Kenyan authorities say the corridor will be a game-changer for East Africa, opening up trade for Kenya’s landlocked neighbors, as well as the country’s own northern region. It will mean new investment, they say, and jobs.

But El-Amudy is afraid most jobs will go newcomers, not to Lamu’s resident fishermen. Fishing is Lamu’s most important industry. But with the waterways in and out of the estuary soon to be clogged by ships, the islanders are set to lose access to their main fishing grounds.

Vae Buno Vae, who comes from a long line of Lamu fishermen, has been plying the waters himself for 35 years. He is convinced that, once the port is built, there will be nothing left for fishermen.

Their small boats cannot handle the rough open sea, so without the estuary, fishing as a livelihood will die, he said. While a landowner could be compensated with more land, he added, fishermen like him cannot be given another sea.

Environmental aspects

Because Lamu is surrounded by delicate coral reefs and mangrove swamps, there are environmental concerns as well.

Vae said fish feed and breed in the coral and mangroves, whose wood has been used for centuries to build boats and houses. But dredging is fast destroying the coral reefs, he said. As for the mangroves, hectares have already been cleared, and this is just the beginning.

El-Amudy fears a noisy, dirty port will also drive away Lamu’s other main source of income: tourists.

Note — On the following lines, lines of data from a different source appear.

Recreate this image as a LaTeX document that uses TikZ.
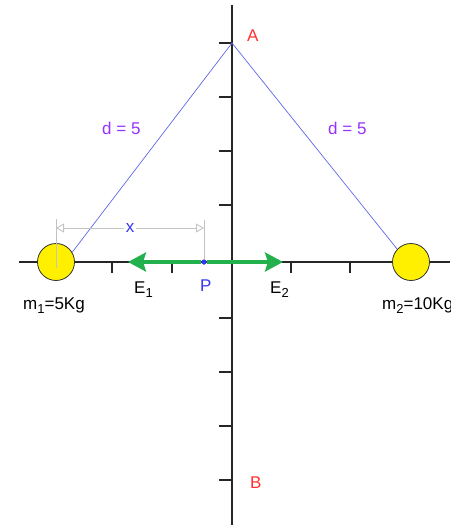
\documentclass[tikz,border=0pt]{standalone}
\usepackage{fontspec}
\setmainfont{Liberation Sans}
\usetikzlibrary{arrows.meta}

\definecolor{ballyellow}{RGB}{255,240,0}
\definecolor{stringblue}{RGB}{95,105,230}
\definecolor{labelviolet}{RGB}{150,50,255}
\definecolor{pointblue}{RGB}{55,55,245}
\definecolor{fieldgreen}{RGB}{34,177,76}
\definecolor{labelred}{RGB}{255,50,50}
\definecolor{dimgray}{RGB}{195,195,195}

\newcommand{\lowsub}[1]{\raisebox{-4pt}{\fontsize{13}{15}\selectfont #1}}

\begin{document}
\begin{tikzpicture}[x=1pt, y=-1pt,
        axis/.style={draw=black!85, line width=1.3pt},
        tickmark/.style={draw=black!85, line width=1.3pt},
        mass/.style={circle, draw=black!80, line width=0.8pt, fill=ballyellow, minimum size=37pt, inner sep=0pt},
        string/.style={draw=stringblue, line width=0.7pt},
        field/.style={draw=fieldgreen, line width=3.8pt, -{Stealth[length=18pt, width=19pt, inset=3pt]}},
        extline/.style={draw=dimgray, line width=0.9pt},
        dimline/.style={draw=dimgray, line width=0.9pt, {Triangle[open, length=8pt, width=9pt]}-{Triangle[open, length=8pt, width=9pt]}},
        pdot/.style={circle, fill=pointblue, minimum size=5pt, inner sep=0pt},
        lbl/.style={anchor=base west, inner sep=0pt, font=\fontsize{17}{20}\selectfont}
      ]
      \clip (0,0) rectangle (450,525);
      \fill[white] (0,0) rectangle (450,525);

      % axes
      \coordinate (xl) at (19,262);
      \coordinate (xr) at (450,262);
      \coordinate (yt) at (232,5);
      \coordinate (yb) at (232,525);
      \draw[axis] (xl) -- (xr);
      \draw[axis] (yt) -- (yb);
      \foreach \ty in {43,97,151,205,318,372,426,480}
        \draw[tickmark] (219,\ty) -- (232,\ty);
      \foreach \tx in {112,172,291,350}
        \draw[tickmark] (\tx,262) -- (\tx,273);

      % masses and strings
      \coordinate (A) at (232,43);
      \node[mass] (m1) at (56,262) {};
      \node[mass] (m2) at (411,262) {};
      \draw[string] (A) -- (m1.31);
      \draw[string] (A) -- (m2.137);

      % field at P
      \node[pdot] (P) at (204,262) {};
      \coordinate (e1tip) at (128,262);
      \coordinate (e2tip) at (283,262);
      \draw[field] (P) -- (e1tip);
      \draw[field] (P) -- (e2tip);
      \node[pdot] at (P) {};

      % distance x
      \coordinate (x1) at (56,219);
      \coordinate (x2) at (204,220);
      \coordinate (d1) at (56,228);
      \coordinate (d2) at (204,228);
      \draw[extline] (x1) -- (56,268);
      \draw[extline] (x2) -- (P);
      \draw[dimline] (d1) -- node[fill=white, inner sep=2pt, text=pointblue, font=\fontsize{17}{20}\selectfont] (xlab) {x} (d2);

      % labels
      \node[lbl, text=labelred] (Alab) at (247,41) {A};
      \node[lbl, text=labelred] (Blab) at (250,488) {B};
      \node[lbl, text=labelviolet] (dleft) at (102,134) {d = 5};
      \node[lbl, text=labelviolet] (dright) at (328,134) {d = 5};
      \node[lbl, text=pointblue] (Plab) at (200,291) {P};
      \node[lbl] (E1lab) at (134,293) {E\lowsub{1}};
      \node[lbl] (E2lab) at (270,293) {E\lowsub{2}};
      \node[lbl] (m1lab) at (23,309) {m\lowsub{1}=5Kg};
      \node[lbl] (m2lab) at (382,309) {m\lowsub{2}=10Kg};
    \end{tikzpicture}
\end{document}
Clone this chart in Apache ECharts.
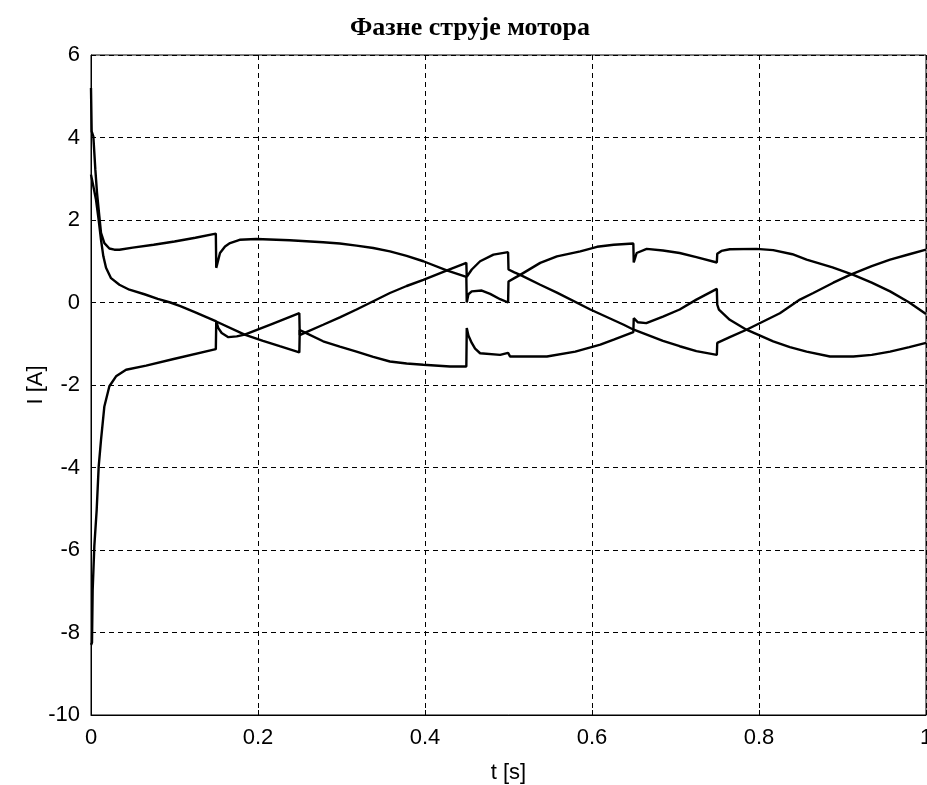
<!DOCTYPE html>
<html>
<head>
<meta charset="utf-8">
<title>Фазне струје мотора</title>
<script src="https://cdn.jsdelivr.net/npm/echarts@6/dist/echarts.min.js"></script>
<style>
    html, body { margin: 0; padding: 0; background: #fff; overflow: hidden; }
    #phase_currents { width: 927px; height: 785px; }
</style>
</head>
<body>
<div id="phase_currents"></div>
<script>

// Chart data
// ------------------------------

var xTicks = [0, 0.2, 0.4, 0.6, 0.8, 1];
var yTicks = [-10, -8, -6, -4, -2, 0, 2, 4, 6];

// Phase 1 - starts high, upper branch early on
var phaseAT = [0, 0.0008, 0.0028, 0.0052, 0.0072, 0.010, 0.012, 0.016, 0.022, 0.028, 0.034, 0.05, 0.075, 0.1, 0.125, 0.1495,
    0.15, 0.1515, 0.1545, 0.1605, 0.1665, 0.178, 0.198, 0.238, 0.278, 0.298, 0.318, 0.338, 0.358, 0.378, 0.398, 0.426, 0.4495,
    0.45, 0.452, 0.456, 0.468, 0.478, 0.49, 0.4995,
    0.5, 0.507, 0.514, 0.538, 0.558, 0.586, 0.606, 0.626, 0.6495,
    0.65, 0.6535, 0.6655, 0.685, 0.705, 0.725, 0.7495,
    0.75, 0.755, 0.765, 0.797, 0.817, 0.84, 0.857, 0.888, 0.913, 0.935, 0.957, 0.98, 1.0];
var phaseAI = [5.2, 4.15, 4.03, 3.22, 2.66, 2.09, 1.69, 1.44, 1.31, 1.28, 1.28, 1.33, 1.4, 1.48, 1.57, 1.67,
    0.84, 0.96, 1.2, 1.36, 1.44, 1.52, 1.54, 1.51, 1.46, 1.43, 1.38, 1.32, 1.24, 1.13, 1.0, 0.78, 0.62,
    0.0, 0.2, 0.27, 0.29, 0.21, 0.08, 0.0,
    0.51, 0.59, 0.67, 0.96, 1.12, 1.24, 1.35, 1.4, 1.43,
    0.97, 1.2, 1.3, 1.26, 1.2, 1.1, 0.97,
    1.18, 1.25, 1.29, 1.3, 1.27, 1.17, 1.04, 0.85, 0.67, 0.48, 0.27, 0.0, -0.28];

// Phase 2 - starts negative
var phaseBT = [0, 0.0012, 0.002, 0.004, 0.0068, 0.0092, 0.012, 0.016, 0.022, 0.030, 0.042, 0.066, 0.099, 0.1495,
    0.15, 0.1525, 0.1565, 0.1645, 0.1745, 0.184, 0.218, 0.2495,
    0.25, 0.2565, 0.278, 0.298, 0.318, 0.338, 0.358, 0.378, 0.398, 0.428, 0.4495,
    0.45, 0.456, 0.466, 0.482, 0.4995,
    0.5, 0.507, 0.514, 0.538, 0.558, 0.598, 0.638, 0.65, 0.685, 0.705, 0.725, 0.7495,
    0.75, 0.765, 0.785, 0.825, 0.849, 0.865, 0.889, 0.909, 0.935, 0.957, 0.98, 1.0];
var phaseBI = [-8.3, -8.25, -6.97, -5.9, -5.03, -3.98, -3.33, -2.52, -2.03, -1.79, -1.63, -1.53, -1.37, -1.13,
    -0.46, -0.62, -0.74, -0.84, -0.82, -0.78, -0.51, -0.26,
    -0.79, -0.73, -0.54, -0.36, -0.17, 0.03, 0.23, 0.4, 0.55, 0.79, 0.96,
    0.62, 0.8, 1.0, 1.16, 1.22,
    0.8, 0.73, 0.67, 0.43, 0.24, -0.17, -0.54, -0.66, -0.93, -1.06, -1.18, -1.27,
    -0.98, -0.84, -0.66, -0.26, 0.07, 0.23, 0.48, 0.67, 0.88, 1.04, 1.17, 1.28];

// Phase 3 - starts mid, falls through zero
var phaseCT = [0, 0.0028, 0.006, 0.0092, 0.012, 0.0148, 0.018, 0.024, 0.034, 0.046, 0.064, 0.08, 0.095, 0.107, 0.125, 0.15,
    0.184, 0.206, 0.226, 0.2495,
    0.25, 0.2565, 0.278, 0.298, 0.318, 0.338, 0.358, 0.378, 0.398, 0.43, 0.4495,
    0.45, 0.452, 0.456, 0.46, 0.466, 0.49, 0.4995,
    0.502, 0.546, 0.58, 0.61, 0.626, 0.6495,
    0.65, 0.655, 0.665, 0.685, 0.705, 0.725, 0.7495,
    0.75, 0.752, 0.765, 0.785, 0.817, 0.837, 0.857, 0.885, 0.913, 0.935, 0.957, 0.98, 1.0];
var phaseCI = [3.1, 2.82, 2.49, 2.0, 1.52, 1.12, 0.84, 0.59, 0.43, 0.31, 0.2, 0.09, 0.0, -0.09, -0.24, -0.46,
    -0.78, -0.93, -1.06, -1.21,
    -0.67, -0.73, -0.94, -1.07, -1.19, -1.32, -1.43, -1.48, -1.51, -1.55, -1.55,
    -0.62, -0.8, -0.98, -1.12, -1.23, -1.27, -1.22,
    -1.31, -1.31, -1.19, -1.02, -0.9, -0.72,
    -0.38, -0.48, -0.5, -0.34, -0.17, 0.07, 0.33,
    -0.05, -0.17, -0.42, -0.66, -0.94, -1.08, -1.19, -1.31, -1.31, -1.27, -1.19, -1.08, -0.98];


// Setup module
// ------------------------------

var PhaseCurrents = function() {

    // Pair time and current arrays
    var _pairs = function(t, i) {
        var out = [];
        for (var k = 0; k < t.length; k++) {
            out.push([t[k], i[k]]);
        }
        return out;
    };

    var _phaseCurrentsChart = function() {
        if (typeof echarts == 'undefined') {
            console.warn('Warning - echarts.min.js is not loaded.');
            return;
        }

        var element = document.getElementById('phase_currents');
        if (!element) return;

        var chart = echarts.init(element, null, { renderer: 'canvas' });

        var labelFont = "'Liberation Sans Narrow', 'Liberation Sans', Arial, sans-serif";

        var lineSeries = function(name, t, i) {
            return {
                name: name,
                type: 'line',
                data: _pairs(t, i),
                showSymbol: false,
                symbol: 'none',
                smooth: false,
                lineStyle: {
                    color: '#000',
                    width: 2.4
                }
            };
        };

        chart.setOption({
            backgroundColor: '#fff',
            animation: false,

            title: {
                text: 'Фазне струје мотора',
                left: 465,
                textAlign: 'center',
                top: 10,
                textStyle: {
                    fontFamily: "'Liberation Serif', 'Times New Roman', serif",
                    fontWeight: 'bold',
                    fontSize: 26,
                    color: '#000'
                }
            },

            // Plot box
            grid: {
                left: 91,
                top: 55,
                width: 835,
                height: 660,
                show: true,
                borderColor: '#000',
                borderWidth: 1,
                containLabel: false,
                outerBoundsMode: 'none'
            },

            // Horizontal axis
            xAxis: {
                type: 'value',
                min: xTicks[0],
                max: xTicks[xTicks.length - 1],
                interval: 0.2,
                name: 't [s]',
                nameLocation: 'middle',
                nameGap: 47,
                nameMoveOverlap: false,
                nameTextStyle: {
                    fontFamily: labelFont,
                    fontSize: 22,
                    color: '#000'
                },
                axisLine: { onZero: false, lineStyle: { color: '#000', width: 1 } },
                axisTick: { show: true, inside: true, length: 5, lineStyle: { color: '#000' } },
                axisLabel: {
                    fontFamily: labelFont,
                    fontSize: 22,
                    color: '#000',
                    margin: 12,
                    formatter: function(v) { return String(+v.toFixed(1)); }
                },
                splitLine: {
                    show: true,
                    lineStyle: { color: '#000', type: [5, 4], width: 1 }
                }
            },

            // Vertical axis
            yAxis: {
                type: 'value',
                min: yTicks[0],
                max: yTicks[yTicks.length - 1],
                interval: 2,
                name: 'I [A]',
                nameLocation: 'middle',
                nameGap: 44,
                nameMoveOverlap: false,
                nameTextStyle: {
                    fontFamily: labelFont,
                    fontSize: 22,
                    color: '#000'
                },
                axisLine: { show: true, onZero: false, lineStyle: { color: '#000', width: 1 } },
                axisTick: { show: true, inside: true, length: 5, lineStyle: { color: '#000' } },
                axisLabel: {
                    fontFamily: labelFont,
                    fontSize: 22,
                    color: '#000',
                    margin: 11
                },
                splitLine: {
                    show: true,
                    lineStyle: { color: '#000', type: [5, 4], width: 1 }
                }
            },

            series: [
                lineSeries('Фаза 1', phaseAT, phaseAI),
                lineSeries('Фаза 2', phaseBT, phaseBI),
                lineSeries('Фаза 3', phaseCT, phaseCI)
            ]
        });

        window.addEventListener('resize', function() {
            chart.resize();
        });
    };

    return {
        init: function() {
            _phaseCurrentsChart();
        }
    };
}();


// Initialize module
// ------------------------------

document.addEventListener('DOMContentLoaded', function() {
    PhaseCurrents.init();
});
</script>
</body>
</html>
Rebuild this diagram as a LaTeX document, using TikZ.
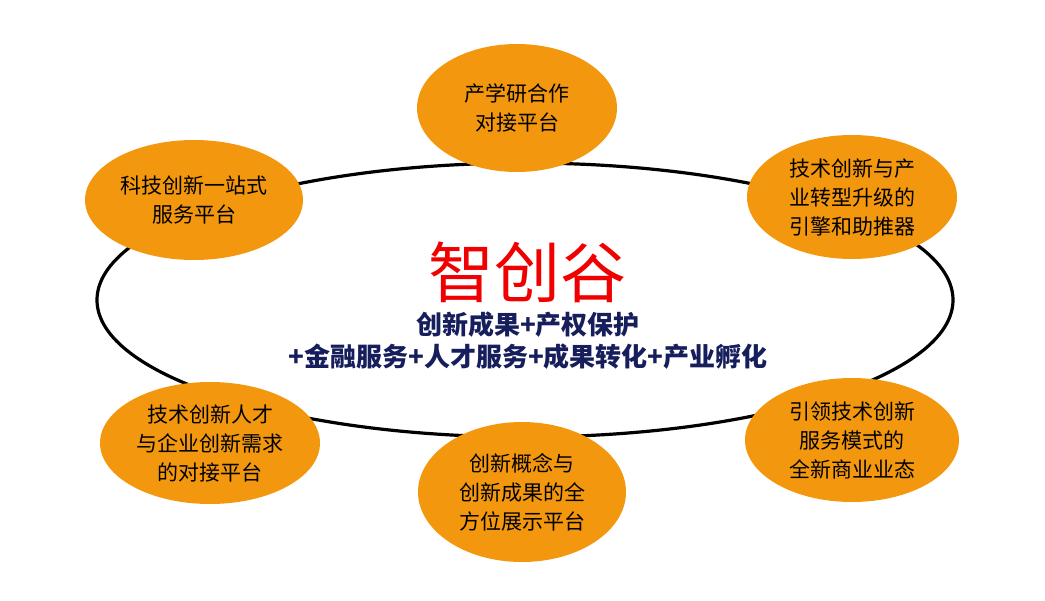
\documentclass[tikz,border=0pt]{standalone}
\usepackage{fontspec}
\setmainfont{Noto Sans CJK SC}
\usetikzlibrary{shapes.geometric}
\definecolor{naranjaZ}{RGB}{243,152,14}
\definecolor{rojoTit}{RGB}{240,0,0}
\definecolor{azulSub}{RGB}{22,30,92}

\begin{document}
\begin{tikzpicture}[
  x=0.75pt, y=-0.75pt,
  every node/.style = {align=center},
  valle/.style = {ellipse, draw=black, line width=2.4pt, inner sep=0pt},
  plat/.style  = {ellipse, fill=naranjaZ, inner sep=0pt,
                  font=\fontsize{15.75}{21.75}\selectfont},
  tit/.style   = {text=rojoTit, font=\fontsize{49.5}{50}\selectfont},
  sub/.style   = {text=azulSub, font=\bfseries\fontsize{19.5}{24}\selectfont},
]
\useasboundingbox (0,0) rectangle (1045,600);

% ── Elipse central ───────────────────────────────────────────
\node[valle, minimum width=642pt, minimum height=205.5pt] (V) at (525,300) {};

% ── Plataformas ──────────────────────────────────────────────
\node[plat, minimum width=150pt,   minimum height=96pt]   (P1) at (517,108) {产学研合作\\对接平台};
\node[plat, minimum width=163.5pt, minimum height=90pt]   (P2) at (194,200) {科技创新一站式\\服务平台};
\node[plat, minimum width=157.5pt, minimum height=93pt]   (P3) at (852,197) {技术创新与产\\业转型升级的\\引擎和助推器};
\node[plat, minimum width=165pt,   minimum height=91.5pt] (P4) at (210,443) {技术创新人才\\与企业创新需求\\的对接平台};
\node[plat, minimum width=156pt,   minimum height=105pt]  (P5) at (522,492) {创新概念与\\创新成果的全\\方位展示平台};
\node[plat, minimum width=160.5pt, minimum height=93pt]   (P6) at (852,440) {引领技术创新\\服务模式的\\全新商业业态};

% ── Título ───────────────────────────────────────────────────
\node[tit] (T) at (527,272) {智创谷};
\node[sub] (S) at (528,341) {创新成果+产权保护\\+金融服务+人才服务+成果转化+产业孵化};

\end{tikzpicture}
\end{document}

"With the pollution and lots of people, tourists might decide not to come," he said. "We have wildlife here, we have sights and monuments. So if this were destroyed, definitely what will the tourists come to see? And the beaches, which are very attractive, will be destroyed, definitely."

The details may be hazy, but almost everyone agrees that Lamu will be very different once the corridor is complete. For now, the mood on the island is one of profound pessimism.

At 57, Vae says his own working life is nearly over. But he is worried about what will happen to his children and grandchildren, and what they will be losing. Through fishing, Lamu has always provided for its people, even those who cannot find jobs, he said. It may not do so much longer.

A few fishermen cannot stop a juggernaut like LAPSSET, Vae said. He added, the only thing to do is wait to see whether the Lamu he and his ancestors have known will indeed become a thing of the past.